## WRITTEN PROBLEM
Within the data below, state how many lines contain the string "that". Provide the number only.

──────── THE INPUT ────────

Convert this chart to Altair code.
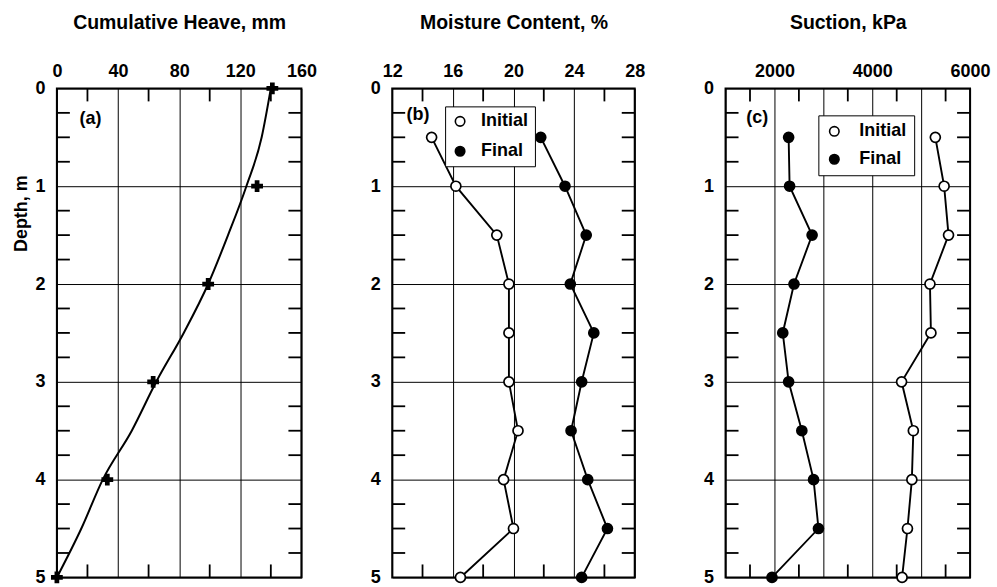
import altair as alt
import pandas as pd

FONT = "Liberation Sans"
WEIGHT = "bold"

# ---------------- data ----------------
# (a) cumulative heave
heave_depth = [0, 1, 2, 3, 4, 5]
heave_mm = [141, 131, 99, 63, 33, 0]
curve_depth = [0, 0.5, 1, 1.5, 2, 2.5, 3, 3.5, 4, 4.5, 5]
curve_mm = [140, 134, 124, 112, 99, 83, 65, 49, 30, 16, 0]

# (b) moisture content
samp_depth = [0.5, 1, 1.5, 2, 2.5, 3, 3.5, 4, 4.5, 5]
moist_initial = [14.6, 16.2, 18.9, 19.7, 19.7, 19.7, 20.3, 19.35, 20.0, 16.5]
moist_final = [21.8, 23.4, 24.8, 23.75, 25.3, 24.5, 23.8, 24.9, 26.2, 24.5]

# (c) suction
suct_initial = [5290, 5470, 5560, 5180, 5200, 4600, 4840, 4810, 4720, 4610]
suct_final = [2290, 2310, 2770, 2400, 2170, 2290, 2560, 2800, 2900, 1950]

series_names = ["Initial", "Final"]

# axes / ticks
depth_ticks = [0, 1, 2, 3, 4, 5]
depth_minor = [0.25, 0.5, 0.75, 1.25, 1.5, 1.75, 2.25, 2.5, 2.75,
               3.25, 3.5, 3.75, 4.25, 4.5, 4.75]
a_ticks = [0, 40, 80, 120, 160]
a_minor = [20, 60, 100, 140]
b_ticks = [12, 16, 20, 24, 28]
b_minor = [14, 18, 22, 26]
c_ticks = [1000, 2000, 3000, 4000, 5000, 6000]
c_minor = [1500, 2500, 3500, 4500, 5500]

panel_tags = ["(a)", "(b)", "(c)"]
tag_x = [22, 13.7, 1650]
tag_depth = [0.31, 0.27, 0.3]

W_A, W_B, W_C, H = 245, 243, 245, 490
TICK = 13


def x_axis(values, title, label_expr=None, fmt=None):
    kw = dict(orient="top", values=values, grid=True, gridColor="black",
              gridWidth=1, gridOpacity=1, domain=False, ticks=False,
              labelPadding=8, labelFontSize=18, labelFont=FONT,
              labelFontWeight=WEIGHT,
              labelColor="black", labelFlush=False, labelOverlap=False,
              title=title, titleFont=FONT, titleFontSize=19.5,
              titleFontWeight=WEIGHT, titleColor="black", titlePadding=30)
    if label_expr:
        kw["labelExpr"] = label_expr
    if fmt:
        kw["format"] = fmt
    return alt.Axis(**kw)


def y_axis(title):
    kw = dict(orient="left", values=depth_ticks, grid=True, gridColor="black",
              gridWidth=1, gridOpacity=1, domain=False, ticks=False,
              labelPadding=12, labelFontSize=18, labelFont=FONT,
              labelFontWeight=WEIGHT,
              labelColor="black", labelFlush=False, labelOverlap=False)
    if title:
        kw.update(title=title, titleFont=FONT, titleFontSize=18,
                  titleFontWeight=WEIGHT, titleColor="black",
                  titleX=-35, titleY=125, titleBaseline="middle",
                  titleAlign="center", titleAngle=270)
    else:
        kw["title"] = None
    return alt.Axis(**kw)


def panel(width, xdom, xticks, xminor, xtitle, ytitle, layers_fn, tag_i,
          label_expr=None, fmt=None):
    xs = alt.Scale(domain=xdom, nice=False, zero=False)
    ys = alt.Scale(domain=[0, 5], reverse=True, nice=False, zero=False)
    xa = x_axis(xticks, xtitle, label_expr, fmt)
    ya = y_axis(ytitle)

    def X(f):
        return alt.X(f, type="quantitative", scale=xs, axis=xa)

    def Y(f):
        return alt.Y(f, type="quantitative", scale=ys, axis=ya)

    ymin = pd.DataFrame({"d": depth_minor})
    xmin = pd.DataFrame({"v": xminor})
    rule = dict(color="black", strokeWidth=1.8)
    layers = [
        alt.Chart(ymin).mark_rule(**rule).encode(
            y=Y("d"), x=alt.value(0), x2=alt.value(TICK)),
        alt.Chart(ymin).mark_rule(**rule).encode(
            y=Y("d"), x=alt.value(width - TICK), x2=alt.value(width)),
        alt.Chart(xmin).mark_rule(**rule).encode(
            x=X("v"), y=alt.value(0), y2=alt.value(TICK)),
        alt.Chart(xmin).mark_rule(**rule).encode(
            x=X("v"), y=alt.value(H - TICK), y2=alt.value(H)),
    ]
    layers += layers_fn(X, Y)
    tag = pd.DataFrame({"t": [panel_tags[tag_i]], "x": [tag_x[tag_i]],
                        "d": [tag_depth[tag_i]]})
    layers.append(alt.Chart(tag).mark_text(
        font=FONT, fontSize=18, fontWeight=WEIGHT, color="black",
        align="center", baseline="middle").encode(
        x=X("x"), y=Y("d"), text="t:N"))
    return alt.layer(*layers).properties(width=width, height=H)


# ---- panel (a)
def a_layers(X, Y):
    pts = pd.DataFrame({"h": heave_mm, "d": heave_depth})
    crv = pd.DataFrame({"h": curve_mm, "d": curve_depth})
    return [
        alt.Chart(crv).mark_line(color="black", strokeWidth=2,
                                 interpolate="monotone").encode(
            x=X("h"), y=Y("d"), order="d:Q"),
        alt.Chart(pts).mark_point(shape="cross", filled=True, color="black",
                                  size=140, opacity=1).encode(
            x=X("h"), y=Y("d")),
    ]


def series_layers(vals_init, vals_final, lx, ly, loff, pad, rowpad):
    def fn(X, Y):
        df = pd.DataFrame({
            "v": vals_init + vals_final,
            "d": samp_depth + samp_depth,
            "s": [series_names[0]] * len(vals_init)
                 + [series_names[1]] * len(vals_final),
        })
        legend = alt.Legend(orient="none", legendX=lx, legendY=ly, title=None,
                            strokeColor="black", fillColor="white",
                            padding=pad, labelFontSize=18,
                            labelFontWeight=WEIGHT,
                            labelFont=FONT, labelColor="black",
                            symbolType="circle", symbolSize=90,
                            symbolStrokeColor="black", symbolStrokeWidth=1.6,
                            rowPadding=rowpad, labelOffset=loff)
        return [
            alt.Chart(df).mark_line(color="black", strokeWidth=1.9).encode(
                x=X("v"), y=Y("d"), detail="s:N", order="d:Q"),
            alt.Chart(df).mark_point(shape="circle", filled=True,
                                     stroke="black", strokeWidth=1.7,
                                     size=100, opacity=1).encode(
                x=X("v"), y=Y("d"),
                fill=alt.Fill("s:N", scale=alt.Scale(
                    domain=series_names, range=["white", "black"]),
                    legend=legend)),
        ]
    return fn


pa = panel(W_A, [0, 160], a_ticks, a_minor, "Cumulative Heave, mm",
           "Depth, m", a_layers, 0)
pb = panel(W_B, [12, 28], b_ticks, b_minor, "Moisture Content, %", None,
           series_layers(moist_initial, moist_final, 53, 18, 12, 6, 12), 1)
pc = panel(W_C, [1000, 6000], c_ticks, c_minor, "Suction, kPa", None,
           series_layers(suct_initial, suct_final, 93, 27, 16, 7, 10), 2,
           label_expr="datum.value % 2000 == 0 ? datum.label : ''", fmt="d")

chart = alt.hconcat(pa, pb, pc, spacing=91, bounds="flush").resolve_scale(
    fill="independent").resolve_legend(fill="independent").properties(
    padding={"left": 12, "top": 11, "right": 5, "bottom": 0},
    background="white",
).configure_view(stroke="black", strokeWidth=2)

chart.save("out.html", embed_options={"renderer": "svg", "actions": False})
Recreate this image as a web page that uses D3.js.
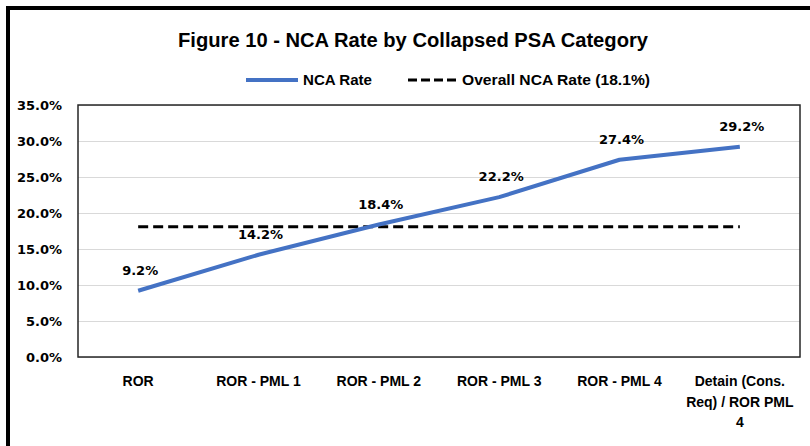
<!DOCTYPE html>
<html>
<head>
<meta charset="utf-8">
<script src="https://cdn.jsdelivr.net/npm/d3@7"></script>
<style>
  body { margin: 0; background: #fff; }
  svg { display: block; }
</style>
</head>
<body>
<svg id="chart" width="810" height="446"></svg>
<script>
var categories = ['ROR', 'ROR - PML 1', 'ROR - PML 2', 'ROR - PML 3', 'ROR - PML 4', 'Detain (Cons.\nReq) / ROR PML\n4'];
var ncaRate = [9.2, 14.2, 18.4, 22.2, 27.4, 29.2];
var overallRate = 18.1;
var yTicks = [0, 5, 10, 15, 20, 25, 30, 35];

var svg = d3.select('svg#chart');

// plot area edges ("top" is taken by window.top, so use plot* names)
var plotLeft = 78, plotRight = 800, plotTop = 105, plotBottom = 357;

var x = d3.scaleBand().domain(categories).range([plotLeft, plotRight]);
var y = d3.scaleLinear().domain([0, 35]).range([plotBottom, plotTop]);

// outer frame (only left and top edges are visible)
svg.append('path')
  .attr('d', 'M8,446 V8 H810')
  .attr('fill', 'none')
  .attr('stroke', '#000')
  .attr('stroke-width', 4);

// title
svg.append('text')
  .attr('x', 413).attr('y', 47)
  .attr('text-anchor', 'middle')
  .attr('textLength', 470).attr('lengthAdjust', 'spacingAndGlyphs')
  .style('font', 'bold 20px "Liberation Sans", Arial, sans-serif')
  .text('Figure 10 - NCA Rate by Collapsed PSA Category');

// legend
var leg = svg.append('g').style('font', 'bold 14px "Liberation Sans", Arial, sans-serif');
leg.append('line').attr('x1', 246).attr('x2', 298).attr('y1', 80).attr('y2', 80)
  .attr('stroke', '#4472C4').attr('stroke-width', 4);
leg.append('text').attr('x', 303).attr('y', 85)
  .attr('textLength', 69).attr('lengthAdjust', 'spacingAndGlyphs')
  .text('NCA Rate');
leg.append('line').attr('x1', 408).attr('x2', 457).attr('y1', 80).attr('y2', 80)
  .attr('stroke', '#000').attr('stroke-width', 3).attr('stroke-dasharray', '9,4');
leg.append('text').attr('x', 462).attr('y', 85)
  .attr('textLength', 188).attr('lengthAdjust', 'spacingAndGlyphs')
  .text('Overall NCA Rate (18.1%)');

// gridlines
svg.append('g')
  .attr('transform', 'translate(' + plotLeft + ',0)')
  .call(d3.axisLeft(y).tickValues(yTicks).tickSize(-(plotRight - plotLeft)).tickFormat(''))
  .call(function(g) { g.select('.domain').remove(); })
  .selectAll('line').attr('stroke', '#d9d9d9').attr('stroke-width', 1);

// plot border
svg.append('rect')
  .attr('x', plotLeft).attr('y', plotTop)
  .attr('width', plotRight - plotLeft).attr('height', plotBottom - plotTop)
  .attr('fill', 'none').attr('stroke', '#262626').attr('stroke-width', 1.5);

// y axis labels
svg.append('g')
  .attr('transform', 'translate(' + plotLeft + ',0)')
  .call(d3.axisLeft(y).tickValues(yTicks).tickSize(0).tickPadding(16)
    .tickFormat(function(d) { return d.toFixed(1) + '%'; }))
  .call(function(g) { g.select('.domain').remove(); })
  .selectAll('text')
  .attr('fill', '#000')
  .style('font', 'bold 13px "DejaVu Sans", Verdana, sans-serif');

// x axis labels
var xAxis = svg.append('g')
  .attr('transform', 'translate(0,' + plotBottom + ')')
  .call(d3.axisBottom(x).tickSize(0))
  .call(function(g) { g.select('.domain').remove(); });

xAxis.selectAll('text')
  .attr('fill', '#000')
  .style('font', 'bold 14px "Liberation Sans", Arial, sans-serif')
  .each(function(d) {
    var t = d3.select(this);
    var lines = d.split('\n');
    t.text(null).attr('y', 29).attr('dy', null);
    lines.forEach(function(l, i) {
      t.append('tspan').attr('x', 0).attr('dy', i === 0 ? 0 : 20.5).text(l);
    });
  });

// overall dashed line
svg.append('line')
  .attr('x1', x(categories[0]) + x.bandwidth() / 2)
  .attr('x2', x(categories[categories.length - 1]) + x.bandwidth() / 2)
  .attr('y1', y(overallRate)).attr('y2', y(overallRate))
  .attr('stroke', '#000').attr('stroke-width', 3).attr('stroke-dasharray', '10,5');

// NCA rate line
var line = d3.line()
  .x(function(d, i) { return x(categories[i]) + x.bandwidth() / 2; })
  .y(function(d) { return y(d); });

svg.append('path')
  .datum(ncaRate)
  .attr('d', line)
  .attr('fill', 'none')
  .attr('stroke', '#4472C4')
  .attr('stroke-width', 4)
  .attr('stroke-linejoin', 'round');

// data labels
svg.append('g')
  .selectAll('text')
  .data(ncaRate)
  .join('text')
  .attr('x', function(d, i) { return x(categories[i]) + x.bandwidth() / 2 + 2; })
  .attr('y', function(d) { return y(d) - 16; })
  .attr('text-anchor', 'middle')
  .style('font', 'bold 13px "DejaVu Sans", Verdana, sans-serif')
  .text(function(d) { return d.toFixed(1) + '%'; });
</script>
</body>
</html>
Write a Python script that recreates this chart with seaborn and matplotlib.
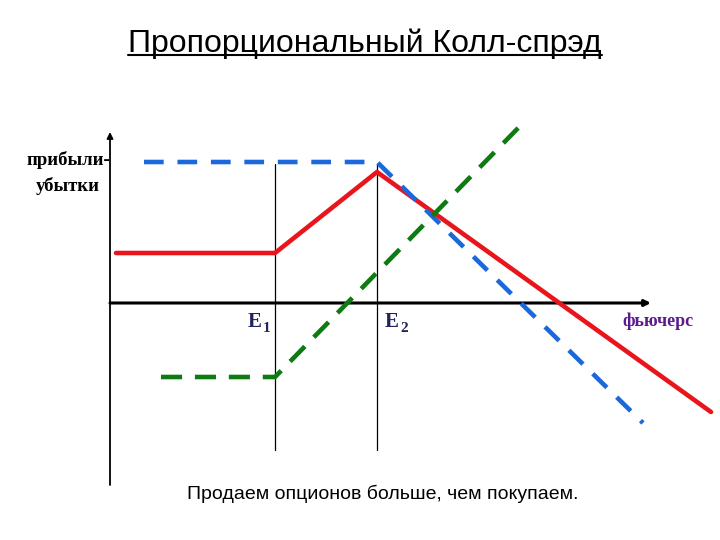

────────

## TASK RESPONSE
2